Available data →
——

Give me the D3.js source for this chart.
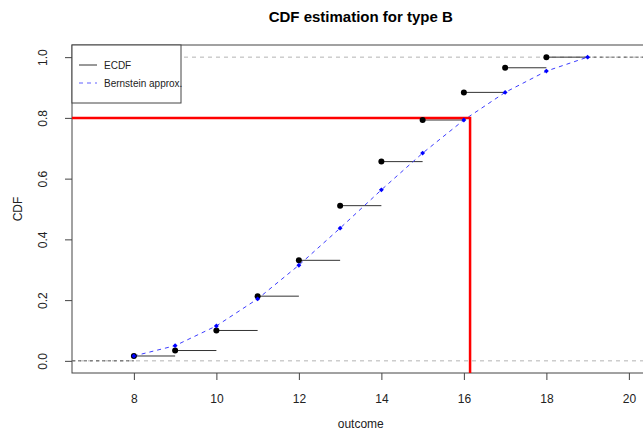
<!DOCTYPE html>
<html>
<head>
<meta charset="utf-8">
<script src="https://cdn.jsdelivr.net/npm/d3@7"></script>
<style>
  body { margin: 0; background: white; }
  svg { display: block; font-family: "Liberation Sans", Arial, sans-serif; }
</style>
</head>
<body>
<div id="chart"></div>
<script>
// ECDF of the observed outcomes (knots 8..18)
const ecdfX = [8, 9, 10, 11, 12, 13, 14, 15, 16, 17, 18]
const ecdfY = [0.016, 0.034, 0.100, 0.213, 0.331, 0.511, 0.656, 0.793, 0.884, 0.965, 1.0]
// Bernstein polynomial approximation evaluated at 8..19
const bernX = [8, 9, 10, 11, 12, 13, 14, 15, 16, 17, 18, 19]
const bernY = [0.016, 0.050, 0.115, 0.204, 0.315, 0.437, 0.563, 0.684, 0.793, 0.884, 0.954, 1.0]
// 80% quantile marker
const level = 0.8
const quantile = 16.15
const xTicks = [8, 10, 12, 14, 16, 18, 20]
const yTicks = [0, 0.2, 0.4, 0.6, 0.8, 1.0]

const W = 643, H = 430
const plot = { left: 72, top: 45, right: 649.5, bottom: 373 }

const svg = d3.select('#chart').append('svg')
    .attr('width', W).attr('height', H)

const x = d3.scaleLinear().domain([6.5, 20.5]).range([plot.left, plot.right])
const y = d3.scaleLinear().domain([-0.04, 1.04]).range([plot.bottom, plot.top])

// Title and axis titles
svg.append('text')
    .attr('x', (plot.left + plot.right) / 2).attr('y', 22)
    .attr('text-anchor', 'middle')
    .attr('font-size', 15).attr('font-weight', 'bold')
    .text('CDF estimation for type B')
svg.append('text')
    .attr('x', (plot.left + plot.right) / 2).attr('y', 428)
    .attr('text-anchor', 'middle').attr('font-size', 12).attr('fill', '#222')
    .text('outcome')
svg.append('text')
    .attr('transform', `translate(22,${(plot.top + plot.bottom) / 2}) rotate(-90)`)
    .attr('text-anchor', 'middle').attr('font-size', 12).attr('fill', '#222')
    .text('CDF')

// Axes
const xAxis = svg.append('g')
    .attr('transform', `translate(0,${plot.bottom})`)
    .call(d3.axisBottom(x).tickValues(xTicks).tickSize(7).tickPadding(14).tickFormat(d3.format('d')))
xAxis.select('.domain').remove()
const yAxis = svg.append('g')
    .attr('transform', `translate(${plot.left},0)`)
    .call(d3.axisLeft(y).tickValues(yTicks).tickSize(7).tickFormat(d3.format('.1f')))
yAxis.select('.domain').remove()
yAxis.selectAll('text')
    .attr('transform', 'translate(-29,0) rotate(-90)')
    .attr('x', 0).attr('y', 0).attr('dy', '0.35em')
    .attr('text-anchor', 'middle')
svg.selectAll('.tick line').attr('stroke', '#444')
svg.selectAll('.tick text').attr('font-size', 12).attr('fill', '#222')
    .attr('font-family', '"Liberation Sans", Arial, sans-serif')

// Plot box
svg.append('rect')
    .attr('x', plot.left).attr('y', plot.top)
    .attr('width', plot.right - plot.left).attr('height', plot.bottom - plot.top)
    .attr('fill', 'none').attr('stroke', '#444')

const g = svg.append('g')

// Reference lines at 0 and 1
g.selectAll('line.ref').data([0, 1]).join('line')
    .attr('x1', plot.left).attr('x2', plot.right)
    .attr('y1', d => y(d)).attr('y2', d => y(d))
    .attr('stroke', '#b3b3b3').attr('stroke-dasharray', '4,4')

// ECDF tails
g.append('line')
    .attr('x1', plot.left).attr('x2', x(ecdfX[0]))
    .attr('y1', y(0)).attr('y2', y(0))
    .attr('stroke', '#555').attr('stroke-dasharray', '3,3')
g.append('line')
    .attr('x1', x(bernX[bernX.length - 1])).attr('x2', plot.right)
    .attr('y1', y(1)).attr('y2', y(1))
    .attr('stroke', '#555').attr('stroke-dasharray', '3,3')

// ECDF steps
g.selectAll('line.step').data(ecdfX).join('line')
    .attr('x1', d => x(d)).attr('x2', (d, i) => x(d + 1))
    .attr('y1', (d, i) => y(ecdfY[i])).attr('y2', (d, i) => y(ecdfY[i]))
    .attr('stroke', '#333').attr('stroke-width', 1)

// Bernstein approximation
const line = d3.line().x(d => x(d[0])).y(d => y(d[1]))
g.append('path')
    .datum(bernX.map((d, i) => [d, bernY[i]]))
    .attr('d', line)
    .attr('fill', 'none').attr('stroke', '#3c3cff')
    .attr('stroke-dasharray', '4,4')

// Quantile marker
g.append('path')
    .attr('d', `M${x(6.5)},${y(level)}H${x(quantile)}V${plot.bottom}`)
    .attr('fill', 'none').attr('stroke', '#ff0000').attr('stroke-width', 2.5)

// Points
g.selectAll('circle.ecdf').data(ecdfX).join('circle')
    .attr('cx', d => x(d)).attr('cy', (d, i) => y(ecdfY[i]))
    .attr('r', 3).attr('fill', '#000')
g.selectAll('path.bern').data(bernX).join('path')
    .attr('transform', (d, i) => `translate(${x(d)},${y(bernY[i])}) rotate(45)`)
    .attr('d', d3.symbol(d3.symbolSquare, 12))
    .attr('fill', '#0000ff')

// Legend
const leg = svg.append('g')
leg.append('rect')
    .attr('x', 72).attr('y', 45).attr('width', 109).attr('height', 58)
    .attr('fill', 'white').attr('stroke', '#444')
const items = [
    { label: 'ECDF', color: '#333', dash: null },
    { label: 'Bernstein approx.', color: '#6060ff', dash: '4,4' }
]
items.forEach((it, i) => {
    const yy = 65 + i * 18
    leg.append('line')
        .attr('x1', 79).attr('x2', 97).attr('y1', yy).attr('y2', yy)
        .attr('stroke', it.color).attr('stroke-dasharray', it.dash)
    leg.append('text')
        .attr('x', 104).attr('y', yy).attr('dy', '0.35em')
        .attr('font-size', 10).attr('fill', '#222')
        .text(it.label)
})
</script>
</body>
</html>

——

Aim of the exercise → Extract every line of the data exactly; pictures stay out.

Full solution →
Give me the D3.js source for this chart.
<!DOCTYPE html>
<html>
<head>
<meta charset="utf-8">
<script src="https://cdn.jsdelivr.net/npm/d3@7"></script>
<style>
  body { margin: 0; background: white; }
  svg { display: block; font-family: "Liberation Sans", Arial, sans-serif; }
</style>
</head>
<body>
<div id="chart"></div>
<script>
// ECDF of the observed outcomes (knots 8..18)
const ecdfX = [8, 9, 10, 11, 12, 13, 14, 15, 16, 17, 18]
const ecdfY = [0.016, 0.034, 0.100, 0.213, 0.331, 0.511, 0.656, 0.793, 0.884, 0.965, 1.0]
// Bernstein polynomial approximation evaluated at 8..19
const bernX = [8, 9, 10, 11, 12, 13, 14, 15, 16, 17, 18, 19]
const bernY = [0.016, 0.050, 0.115, 0.204, 0.315, 0.437, 0.563, 0.684, 0.793, 0.884, 0.954, 1.0]
// 80% quantile marker
const level = 0.8
const quantile = 16.15
const xTicks = [8, 10, 12, 14, 16, 18, 20]
const yTicks = [0, 0.2, 0.4, 0.6, 0.8, 1.0]

const W = 643, H = 430
const plot = { left: 72, top: 45, right: 649.5, bottom: 373 }

const svg = d3.select('#chart').append('svg')
    .attr('width', W).attr('height', H)

const x = d3.scaleLinear().domain([6.5, 20.5]).range([plot.left, plot.right])
const y = d3.scaleLinear().domain([-0.04, 1.04]).range([plot.bottom, plot.top])

// Title and axis titles
svg.append('text')
    .attr('x', (plot.left + plot.right) / 2).attr('y', 22)
    .attr('text-anchor', 'middle')
    .attr('font-size', 15).attr('font-weight', 'bold')
    .text('CDF estimation for type B')
svg.append('text')
    .attr('x', (plot.left + plot.right) / 2).attr('y', 428)
    .attr('text-anchor', 'middle').attr('font-size', 12).attr('fill', '#222')
    .text('outcome')
svg.append('text')
    .attr('transform', `translate(22,${(plot.top + plot.bottom) / 2}) rotate(-90)`)
    .attr('text-anchor', 'middle').attr('font-size', 12).attr('fill', '#222')
    .text('CDF')

// Axes
const xAxis = svg.append('g')
    .attr('transform', `translate(0,${plot.bottom})`)
    .call(d3.axisBottom(x).tickValues(xTicks).tickSize(7).tickPadding(14).tickFormat(d3.format('d')))
xAxis.select('.domain').remove()
const yAxis = svg.append('g')
    .attr('transform', `translate(${plot.left},0)`)
    .call(d3.axisLeft(y).tickValues(yTicks).tickSize(7).tickFormat(d3.format('.1f')))
yAxis.select('.domain').remove()
yAxis.selectAll('text')
    .attr('transform', 'translate(-29,0) rotate(-90)')
    .attr('x', 0).attr('y', 0).attr('dy', '0.35em')
    .attr('text-anchor', 'middle')
svg.selectAll('.tick line').attr('stroke', '#444')
svg.selectAll('.tick text').attr('font-size', 12).attr('fill', '#222')
    .attr('font-family', '"Liberation Sans", Arial, sans-serif')

// Plot box
svg.append('rect')
    .attr('x', plot.left).attr('y', plot.top)
    .attr('width', plot.right - plot.left).attr('height', plot.bottom - plot.top)
    .attr('fill', 'none').attr('stroke', '#444')

const g = svg.append('g')

// Reference lines at 0 and 1
g.selectAll('line.ref').data([0, 1]).join('line')
    .attr('x1', plot.left).attr('x2', plot.right)
    .attr('y1', d => y(d)).attr('y2', d => y(d))
    .attr('stroke', '#b3b3b3').attr('stroke-dasharray', '4,4')

// ECDF tails
g.append('line')
    .attr('x1', plot.left).attr('x2', x(ecdfX[0]))
    .attr('y1', y(0)).attr('y2', y(0))
    .attr('stroke', '#555').attr('stroke-dasharray', '3,3')
g.append('line')
    .attr('x1', x(bernX[bernX.length - 1])).attr('x2', plot.right)
    .attr('y1', y(1)).attr('y2', y(1))
    .attr('stroke', '#555').attr('stroke-dasharray', '3,3')

// ECDF steps
g.selectAll('line.step').data(ecdfX).join('line')
    .attr('x1', d => x(d)).attr('x2', (d, i) => x(d + 1))
    .attr('y1', (d, i) => y(ecdfY[i])).attr('y2', (d, i) => y(ecdfY[i]))
    .attr('stroke', '#333').attr('stroke-width', 1)

// Bernstein approximation
const line = d3.line().x(d => x(d[0])).y(d => y(d[1]))
g.append('path')
    .datum(bernX.map((d, i) => [d, bernY[i]]))
    .attr('d', line)
    .attr('fill', 'none').attr('stroke', '#3c3cff')
    .attr('stroke-dasharray', '4,4')

// Quantile marker
g.append('path')
    .attr('d', `M${x(6.5)},${y(level)}H${x(quantile)}V${plot.bottom}`)
    .attr('fill', 'none').attr('stroke', '#ff0000').attr('stroke-width', 2.5)

// Points
g.selectAll('circle.ecdf').data(ecdfX).join('circle')
    .attr('cx', d => x(d)).attr('cy', (d, i) => y(ecdfY[i]))
    .attr('r', 3).attr('fill', '#000')
g.selectAll('path.bern').data(bernX).join('path')
    .attr('transform', (d, i) => `translate(${x(d)},${y(bernY[i])}) rotate(45)`)
    .attr('d', d3.symbol(d3.symbolSquare, 12))
    .attr('fill', '#0000ff')

// Legend
const leg = svg.append('g')
leg.append('rect')
    .attr('x', 72).attr('y', 45).attr('width', 109).attr('height', 58)
    .attr('fill', 'white').attr('stroke', '#444')
const items = [
    { label: 'ECDF', color: '#333', dash: null },
    { label: 'Bernstein approx.', color: '#6060ff', dash: '4,4' }
]
items.forEach((it, i) => {
    const yy = 65 + i * 18
    leg.append('line')
        .attr('x1', 79).attr('x2', 97).attr('y1', yy).attr('y2', yy)
        .attr('stroke', it.color).attr('stroke-dasharray', it.dash)
    leg.append('text')
        .attr('x', 104).attr('y', yy).attr('dy', '0.35em')
        .attr('font-size', 10).attr('fill', '#222')
        .text(it.label)
})
</script>
</body>
</html>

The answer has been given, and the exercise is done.